If there’s one thing that’s genuinely surprising about Philippe Garrel’s new film, A Burning Hot Summer, it’s the lack of feverish urgency that its title promises. The opening sequence, in which an abandoned husband, Frédéric (Louis Garrel), fantasies about his nude wife, Angèle (Monica Belluci), promises a tale of rambunctious sexual appetites and frustrated passions—but in the end, the frustration is mostly the viewer’s.
The first warning sign comes with the leisurely voiceover narration of Frédéric’s life by his friend Paul (Jérôme Robart). Frédéric is a painter of rather vague ambitions, who appears to live comfortably with his actress wife, but when Paul and his girlfriend, Elisabeth (Céline Sallette), move into the married couple’s Rome apartment, tensions abound. The gangly and insecure Élisabeth is jealous of Frédéric’s monopolizing Paul’s attention, and of Angèle’s voluptuousness; meanwhile, Angèle’s seductive dancing with a stranger leads to her husband’s fit of jealousy. From there, things unravel quickly, with both supposedly needing each other, but being too tired, or too self-evolved, to act kind, not to mention loving.
How it came to this, we never find out. Was the couple unfit for marriage, or were their expectations so grand reality failed to satisfy? There’s some hint at the latter, mostly in the lackluster, and slightly ludicrous, scene in which Paul and Frédéric talk revolution. How is one to live, the friends ask? At least Paul does, since Frédéric’s ennui generally puts him off any prodding questions.
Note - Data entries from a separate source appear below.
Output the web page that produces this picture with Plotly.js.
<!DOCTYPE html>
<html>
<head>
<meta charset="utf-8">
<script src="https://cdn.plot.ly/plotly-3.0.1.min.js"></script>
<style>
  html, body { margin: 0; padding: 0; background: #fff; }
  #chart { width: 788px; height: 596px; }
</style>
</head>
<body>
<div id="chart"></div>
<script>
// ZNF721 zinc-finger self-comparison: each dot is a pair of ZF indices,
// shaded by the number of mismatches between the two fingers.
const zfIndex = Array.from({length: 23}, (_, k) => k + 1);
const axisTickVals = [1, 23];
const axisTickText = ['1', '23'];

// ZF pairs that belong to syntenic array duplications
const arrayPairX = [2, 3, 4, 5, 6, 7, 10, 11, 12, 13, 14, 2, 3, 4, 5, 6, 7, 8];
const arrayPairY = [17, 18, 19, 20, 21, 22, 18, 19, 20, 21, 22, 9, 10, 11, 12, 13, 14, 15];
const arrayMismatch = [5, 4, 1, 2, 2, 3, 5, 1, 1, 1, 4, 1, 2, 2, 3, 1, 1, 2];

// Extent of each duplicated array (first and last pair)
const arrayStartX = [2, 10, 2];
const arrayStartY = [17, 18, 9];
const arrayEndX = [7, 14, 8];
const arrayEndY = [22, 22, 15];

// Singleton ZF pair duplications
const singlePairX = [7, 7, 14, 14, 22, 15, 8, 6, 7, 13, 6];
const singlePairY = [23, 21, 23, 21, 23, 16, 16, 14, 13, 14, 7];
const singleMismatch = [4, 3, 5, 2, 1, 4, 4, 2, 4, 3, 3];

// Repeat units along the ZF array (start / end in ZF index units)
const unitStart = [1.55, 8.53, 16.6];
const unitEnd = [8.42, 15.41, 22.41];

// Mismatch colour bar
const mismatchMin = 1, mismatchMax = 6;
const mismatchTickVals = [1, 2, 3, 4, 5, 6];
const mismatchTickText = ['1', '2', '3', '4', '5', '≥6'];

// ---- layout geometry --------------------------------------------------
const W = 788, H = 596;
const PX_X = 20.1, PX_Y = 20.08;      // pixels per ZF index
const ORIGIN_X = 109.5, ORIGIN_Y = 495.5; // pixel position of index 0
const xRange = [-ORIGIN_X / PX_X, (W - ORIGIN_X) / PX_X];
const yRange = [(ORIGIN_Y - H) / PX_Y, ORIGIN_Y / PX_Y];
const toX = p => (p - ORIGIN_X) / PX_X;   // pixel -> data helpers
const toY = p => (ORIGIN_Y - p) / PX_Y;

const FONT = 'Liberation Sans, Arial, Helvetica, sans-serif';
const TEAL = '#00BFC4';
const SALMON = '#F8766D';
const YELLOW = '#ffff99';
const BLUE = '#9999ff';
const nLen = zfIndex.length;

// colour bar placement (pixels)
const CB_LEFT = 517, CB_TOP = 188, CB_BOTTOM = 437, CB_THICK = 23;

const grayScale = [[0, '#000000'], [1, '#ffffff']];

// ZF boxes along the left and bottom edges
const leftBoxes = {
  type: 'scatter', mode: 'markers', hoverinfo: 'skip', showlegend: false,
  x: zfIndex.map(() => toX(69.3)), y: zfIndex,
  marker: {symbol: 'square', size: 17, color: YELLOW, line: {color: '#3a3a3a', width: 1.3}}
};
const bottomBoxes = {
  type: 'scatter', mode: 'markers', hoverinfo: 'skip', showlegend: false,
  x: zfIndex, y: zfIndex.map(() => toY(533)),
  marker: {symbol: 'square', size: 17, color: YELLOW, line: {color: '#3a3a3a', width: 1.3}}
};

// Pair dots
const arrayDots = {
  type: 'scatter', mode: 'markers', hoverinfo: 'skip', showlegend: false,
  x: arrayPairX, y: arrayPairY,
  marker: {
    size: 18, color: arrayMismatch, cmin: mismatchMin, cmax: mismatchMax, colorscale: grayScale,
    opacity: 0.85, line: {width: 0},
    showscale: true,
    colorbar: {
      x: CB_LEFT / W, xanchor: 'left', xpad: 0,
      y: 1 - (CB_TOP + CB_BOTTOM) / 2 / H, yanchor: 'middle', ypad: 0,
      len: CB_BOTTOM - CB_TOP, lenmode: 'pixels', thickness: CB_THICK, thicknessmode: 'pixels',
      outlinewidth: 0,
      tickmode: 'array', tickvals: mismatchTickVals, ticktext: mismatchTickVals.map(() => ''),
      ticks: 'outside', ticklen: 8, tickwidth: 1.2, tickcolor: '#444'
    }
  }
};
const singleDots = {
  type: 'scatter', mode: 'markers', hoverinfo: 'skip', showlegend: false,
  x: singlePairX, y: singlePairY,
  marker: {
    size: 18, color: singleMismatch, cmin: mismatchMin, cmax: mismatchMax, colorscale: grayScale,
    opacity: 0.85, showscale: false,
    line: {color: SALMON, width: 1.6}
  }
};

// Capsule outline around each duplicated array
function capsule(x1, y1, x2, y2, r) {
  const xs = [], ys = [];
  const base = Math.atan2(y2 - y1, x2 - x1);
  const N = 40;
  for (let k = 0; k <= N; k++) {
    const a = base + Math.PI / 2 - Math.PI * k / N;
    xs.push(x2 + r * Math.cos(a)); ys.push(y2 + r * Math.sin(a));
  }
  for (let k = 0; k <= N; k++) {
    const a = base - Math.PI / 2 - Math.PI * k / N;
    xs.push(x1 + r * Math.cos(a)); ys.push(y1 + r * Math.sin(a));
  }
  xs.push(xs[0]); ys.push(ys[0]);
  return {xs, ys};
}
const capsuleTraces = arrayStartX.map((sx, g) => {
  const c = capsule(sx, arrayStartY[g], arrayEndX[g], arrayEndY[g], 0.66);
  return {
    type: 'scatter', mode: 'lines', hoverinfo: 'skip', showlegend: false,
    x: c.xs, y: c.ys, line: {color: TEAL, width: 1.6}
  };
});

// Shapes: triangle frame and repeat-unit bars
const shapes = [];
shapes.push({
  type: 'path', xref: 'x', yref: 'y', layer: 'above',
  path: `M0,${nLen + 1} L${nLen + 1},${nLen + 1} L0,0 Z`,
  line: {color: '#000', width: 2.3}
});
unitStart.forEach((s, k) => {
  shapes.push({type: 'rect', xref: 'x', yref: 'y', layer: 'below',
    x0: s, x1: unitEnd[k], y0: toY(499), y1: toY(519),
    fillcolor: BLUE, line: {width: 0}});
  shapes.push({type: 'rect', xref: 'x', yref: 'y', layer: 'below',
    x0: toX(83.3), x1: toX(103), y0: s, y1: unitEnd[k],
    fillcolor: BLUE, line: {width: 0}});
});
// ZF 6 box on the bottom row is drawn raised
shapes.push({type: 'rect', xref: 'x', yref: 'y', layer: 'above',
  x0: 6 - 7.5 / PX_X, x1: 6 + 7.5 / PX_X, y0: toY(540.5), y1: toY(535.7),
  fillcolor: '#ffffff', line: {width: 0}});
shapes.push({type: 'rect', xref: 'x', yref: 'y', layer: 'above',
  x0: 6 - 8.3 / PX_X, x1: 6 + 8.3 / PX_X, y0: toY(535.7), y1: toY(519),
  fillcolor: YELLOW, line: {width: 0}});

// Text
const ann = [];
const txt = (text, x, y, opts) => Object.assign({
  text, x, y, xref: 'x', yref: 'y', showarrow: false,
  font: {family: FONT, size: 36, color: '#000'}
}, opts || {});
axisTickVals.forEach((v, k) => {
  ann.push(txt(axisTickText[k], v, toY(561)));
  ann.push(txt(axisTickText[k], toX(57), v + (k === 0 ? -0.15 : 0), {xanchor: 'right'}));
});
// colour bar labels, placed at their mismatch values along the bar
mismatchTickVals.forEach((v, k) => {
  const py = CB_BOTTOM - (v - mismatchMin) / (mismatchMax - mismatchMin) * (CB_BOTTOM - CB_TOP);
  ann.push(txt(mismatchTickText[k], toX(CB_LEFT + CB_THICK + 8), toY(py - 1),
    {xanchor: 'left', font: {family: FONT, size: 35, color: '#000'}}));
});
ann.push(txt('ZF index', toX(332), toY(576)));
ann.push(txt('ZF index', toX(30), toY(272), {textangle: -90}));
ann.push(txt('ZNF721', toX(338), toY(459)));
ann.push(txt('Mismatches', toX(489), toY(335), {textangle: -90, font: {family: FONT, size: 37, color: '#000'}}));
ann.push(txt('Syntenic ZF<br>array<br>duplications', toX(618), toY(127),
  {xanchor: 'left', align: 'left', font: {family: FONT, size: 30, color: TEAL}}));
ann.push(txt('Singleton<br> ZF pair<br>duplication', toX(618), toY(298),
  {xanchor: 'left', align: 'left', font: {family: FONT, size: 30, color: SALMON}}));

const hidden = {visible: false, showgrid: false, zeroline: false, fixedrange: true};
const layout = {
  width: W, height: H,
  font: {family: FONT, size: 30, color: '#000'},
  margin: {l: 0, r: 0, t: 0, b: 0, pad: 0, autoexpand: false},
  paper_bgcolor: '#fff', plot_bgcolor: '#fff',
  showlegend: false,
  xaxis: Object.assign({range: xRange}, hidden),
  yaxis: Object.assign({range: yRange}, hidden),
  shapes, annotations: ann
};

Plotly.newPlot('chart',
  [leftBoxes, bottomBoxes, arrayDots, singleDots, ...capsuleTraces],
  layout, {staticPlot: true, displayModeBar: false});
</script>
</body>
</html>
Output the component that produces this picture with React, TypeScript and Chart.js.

He fulfills the stereotype of a boho artist uninterested in politics, reacting to his friend’s revolutionary proclamations with wholesale nihilism—though he seems happy to do his anti-bourgeois part by defying fidelity and sleeping with prostitutes.
Louis Garrel, whose elegant coolness was exhilarating to watch in Bernardo Bertolluci’s The Dreamers, is sloppily disheveled as Frédéric, and when it comes to displaying emotions, somnambulant. His character’s mixture of self-containment and alleged possessiveness over his wife fails to convince, if not to irritate. The curvy Belucci hypnotizes in the dancing scene, where the camera rapturously lingers on her, but at other times looks more tired than sultry, failing to produce any chemistry with Garrel. To make things worse, her tearful scenes with her lover are propped up by lines such as “You know nothing about women”—but with no glimpses of the before, of paradise lost, we may wonder what there is to know.
It’s a pity, since under the slush, hides a more compelling story: of two young lovers, Elisabeth and Paul, who must learn to overcome their personal hang-ups, to become each other’s equals, and partners. Unlike Frédéric and Angèle, who are larger than life but drawn with such thick brushstrokes they become vapid blurs, Paul and Elisabeth are more ordinary, but also more engaging. Their meeting on a film set and their early courtship are a winsome mix of awkwardness and sensuality. The two are drawn into their friends’ vitriolic marriage, and while Paul comes close to blending into his friend’s shadow, in the end, he shows enough emotional intelligence to choose intimacy over a friendship that smacks of idolatry. The two lovers must grow by learning from their friends’ mistakes. If we had only spent more time with them, A Burning Hot Summer could have been more rewarding.